Chancery Lane had sought disclosure of the full version of the report on the first year of operation of the portal, which the Ministry of Justice commissioned from Professor Paul Fenn. However, publication was delayed until after the decision to extend the portal had been made; when it was published, the findings did not support extension at this stage.
The society has cause to believe that there is unpublished material – although what is in it is unknown – and has requested a review of the refusal, arguing that “the government is hiding behind a misapplication of the Freedom of Information Act in order to save its blushes”.
It is not the first attempt to use the Act to secure the background information used to calculate the new fee; north-west firm Forster Dean submitted a request in November and has been through the appeals process, but did not receive the key information it was after.

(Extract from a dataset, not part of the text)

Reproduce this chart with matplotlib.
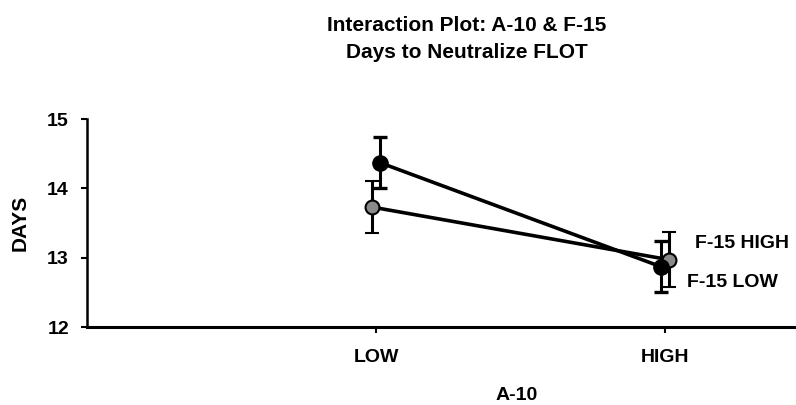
import matplotlib
matplotlib.use("Agg")
import matplotlib.pyplot as plt

plt.rcParams['font.family'] = ['Liberation Sans', 'DejaVu Sans']

categories = ["LOW", "HIGH"]
f15_low = [14.37, 12.87]
f15_low_err = [0.37, 0.37]
f15_high = [13.73, 12.97]
f15_high_err = [0.37, 0.40]
yticks = [12, 13, 14, 15]

fig = plt.figure(figsize=(7.96, 4.05), dpi=100)
ax = fig.add_axes([87/796, 78/405, 709/796, 208/405])

xpos = [1, 2]
off = 0.014
x_low = [p + off if i == 0 else p - off for i, p in enumerate(xpos)]
x_high = [p - off if i == 0 else p + off for i, p in enumerate(xpos)]

ax.errorbar(x_high, f15_high, yerr=f15_high_err, color='black', lw=2.6,
            elinewidth=2.2, capsize=5, capthick=2.4, marker='o', ms=10,
            mfc='#8a8a8a', mec='black', mew=1.5, zorder=3)
ax.errorbar(x_low, f15_low, yerr=f15_low_err, color='black', lw=2.6,
            elinewidth=2.2, capsize=5, capthick=2.4, marker='o', ms=11,
            mfc='black', mec='black', zorder=4)

ax.text(2.104, 13.20, "F-15 HIGH", fontsize=14, fontweight='bold', va='center', ha='left')
ax.text(2.076, 12.64, "F-15 LOW", fontsize=14, fontweight='bold', va='center', ha='left')

ax.set_xlim(0, 709/289)
ax.set_ylim(12, 15)
ax.set_xticks(xpos)
ax.set_xticklabels(categories, fontsize=14, fontweight='bold')
ax.set_yticks(yticks)
ax.set_yticklabels([str(t) for t in yticks], fontsize=14, fontweight='bold')
ax.tick_params(axis='both', direction='out', length=4, width=1.5)
ax.tick_params(axis='y', pad=9)
ax.tick_params(axis='x', pad=12)
for s in ['top', 'right']:
    ax.spines[s].set_visible(False)
ax.spines['left'].set_linewidth(1.8)
ax.spines['bottom'].set_linewidth(2.2)

ax.set_ylabel("DAYS", fontsize=15, fontweight='bold', labelpad=13)
ax.set_xlabel("A-10", fontsize=14, fontweight='bold', labelpad=16)
ax.xaxis.set_label_coords((517 - 87) / 709, -0.29)

fig.text(467/796, 1 - 39/405, "Interaction Plot: A-10 & F-15\nDays to Neutralize FLOT",
         ha='center', va='center', fontsize=15, fontweight='bold', linespacing=1.55)

fig.savefig("out.png", dpi=100)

Law Society chief executive Des Hudson said: “It is hard to understand why the government is refusing to share or publish in full the research which it commissioned from a respected academic. Since it received Professor Fenn’s evidence, government has published its proposals for changing fixed recoverable costs relating to personal injury claims in road accidents. Presumably the government commissioned the factual study to inform its thinking on how fixed costs might be changed.
“The government should base its policymaking on a sound factual basis. The alternative is that the government’s proposals are based on ministers’ own preconceived ideas or on lobbying from the insurance sector. Why will it not now share that factual evidence? Is it perhaps that the changes the government has proposed are not supported by Fenn’s study?
“This matters for anyone injured in a car accident. Lower fixed costs reduce their chances of securing their proper payout from the insurance company… The factual evidence should be published so that we can all see it for ourselves. Transparency in policymaking will help to reinforce trust in government and the political process.”